China, which imports more iron ore than the rest of the world combined, will buy a record amount this quarter, easing concern about the engine of global economic growth and extending a two-month rally in shipping rates.
Capesizes, carrying more ore than any other vessel class, will earn $12,000 a day in the first quarter, says Arctic Securities ASA, a bank in Oslo whose recommendations on shipping stocks returned 17 percent in a year.
Investors may profit from that because freight swaps for the period are trading at $8,500. Fourth-quarter shipments will rise 5.5 percent from a year earlier to 188 million metric tons, according to the median of 11 analyst, trader and broker estimates compiled by Bloomberg.
Just two months after plunging iron-ore prices signaled China’s seven-quarter slowdown would worsen, the government’s $158 billion roads-to-sewers stimulus plan unveiled in September is boosting demand for the commodity and diminishing a glut in shipping.
STX Pan Ocean Co., which has the highest proportion of Capesizes in its fleet among the five largest owners, will return to profit in 2013 after two years of losses, the median of analyst estimates compiled by Bloomberg show. Earnings for the ships, each carrying about 160,000 tons of ore, jumped more
than fourfold to $15,422 a day since the end of August, according to the Baltic Exchange, the London-based publisher of costs on more than 50 marine routes. While Arctic’s predicted firstquarter rate would be up 72 percent from a year earlier, it’s still below what most owners need to break even.
Capesize rates averaged $7,030 since the start of January, heading for the lowest annual figure since at least 1999, according to Baltic Exchange data.

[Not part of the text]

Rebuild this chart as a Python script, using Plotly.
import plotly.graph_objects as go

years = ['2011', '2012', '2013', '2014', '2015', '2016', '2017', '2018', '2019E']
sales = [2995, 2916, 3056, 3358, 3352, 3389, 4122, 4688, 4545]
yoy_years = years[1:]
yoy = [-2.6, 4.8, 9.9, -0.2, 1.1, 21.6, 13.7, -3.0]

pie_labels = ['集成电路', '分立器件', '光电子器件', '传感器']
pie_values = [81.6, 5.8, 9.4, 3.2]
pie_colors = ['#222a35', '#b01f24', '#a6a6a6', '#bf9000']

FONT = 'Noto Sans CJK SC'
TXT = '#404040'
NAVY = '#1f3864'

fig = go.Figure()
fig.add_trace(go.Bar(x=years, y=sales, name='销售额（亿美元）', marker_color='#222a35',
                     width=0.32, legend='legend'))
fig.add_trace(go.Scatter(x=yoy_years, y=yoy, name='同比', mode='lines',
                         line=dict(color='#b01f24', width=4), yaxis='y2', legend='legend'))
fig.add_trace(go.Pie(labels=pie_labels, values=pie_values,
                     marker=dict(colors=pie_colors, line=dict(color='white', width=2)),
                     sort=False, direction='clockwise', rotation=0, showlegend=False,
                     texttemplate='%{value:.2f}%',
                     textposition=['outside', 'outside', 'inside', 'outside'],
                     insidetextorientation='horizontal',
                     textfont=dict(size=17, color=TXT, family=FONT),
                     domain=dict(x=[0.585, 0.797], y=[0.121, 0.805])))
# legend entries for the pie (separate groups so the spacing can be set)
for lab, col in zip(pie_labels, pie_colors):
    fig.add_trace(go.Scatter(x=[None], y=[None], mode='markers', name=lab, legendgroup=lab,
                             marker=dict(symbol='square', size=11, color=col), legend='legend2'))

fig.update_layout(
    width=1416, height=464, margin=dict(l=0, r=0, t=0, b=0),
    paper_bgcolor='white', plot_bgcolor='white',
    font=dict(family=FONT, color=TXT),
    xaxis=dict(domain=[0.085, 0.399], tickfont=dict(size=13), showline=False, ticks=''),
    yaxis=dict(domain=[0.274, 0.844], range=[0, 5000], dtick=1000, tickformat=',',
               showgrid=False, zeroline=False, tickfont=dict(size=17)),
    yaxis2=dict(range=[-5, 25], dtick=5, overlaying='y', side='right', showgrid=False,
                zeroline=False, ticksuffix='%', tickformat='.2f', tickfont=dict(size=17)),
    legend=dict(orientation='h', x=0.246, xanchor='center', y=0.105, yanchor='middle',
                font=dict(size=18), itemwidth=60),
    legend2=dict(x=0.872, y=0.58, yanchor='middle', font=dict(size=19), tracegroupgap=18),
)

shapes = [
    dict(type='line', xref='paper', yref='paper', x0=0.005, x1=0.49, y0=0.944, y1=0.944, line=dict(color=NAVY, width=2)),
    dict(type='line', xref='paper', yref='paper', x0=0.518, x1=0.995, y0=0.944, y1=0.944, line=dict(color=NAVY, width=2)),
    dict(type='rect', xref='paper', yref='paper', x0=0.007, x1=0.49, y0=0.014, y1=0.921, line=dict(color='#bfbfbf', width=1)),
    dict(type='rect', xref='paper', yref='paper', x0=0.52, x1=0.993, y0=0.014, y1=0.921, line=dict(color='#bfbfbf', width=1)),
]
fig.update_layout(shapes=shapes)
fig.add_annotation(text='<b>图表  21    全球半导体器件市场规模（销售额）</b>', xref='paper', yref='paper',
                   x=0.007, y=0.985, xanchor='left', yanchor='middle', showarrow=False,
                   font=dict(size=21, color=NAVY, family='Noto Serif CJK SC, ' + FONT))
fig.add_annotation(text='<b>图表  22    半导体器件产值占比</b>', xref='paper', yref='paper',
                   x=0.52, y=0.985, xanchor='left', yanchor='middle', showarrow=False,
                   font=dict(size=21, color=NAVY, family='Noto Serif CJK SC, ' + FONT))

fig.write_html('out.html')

Earnings exceeded the $16,400 that Pareto Securities AS estimates owners need to break even in only 10 sessions this year.
The government in Beijing, which began a once-a-decade leadership transition last week, approved plans to build 1,254 miles of roads, nine sewage-treatment plants, five port and warehouse projects, and two waterway improvements.
That coincided with central-bank pledges from the U.S. to Europe to Japan to do more to bolster growth.
China’s economy will grow 7.7 percent this quarter and accelerate in each of the next three periods, the mean of as many as 31 economist estimates compiled by Bloomberg show.
Its ironore imports will rise 8 percent to a record 779 million tons next year, Clarkson estimates.
“The fear is Chinese growth will slow, and it will take the market time to work off the oversupply of ships,” said analyst Erik Nikolai Stavseth of Arctic Securities.
“But with signs pointing to imports staying strong into next year, there’s reason to be optimistic about rates in the first quarter.”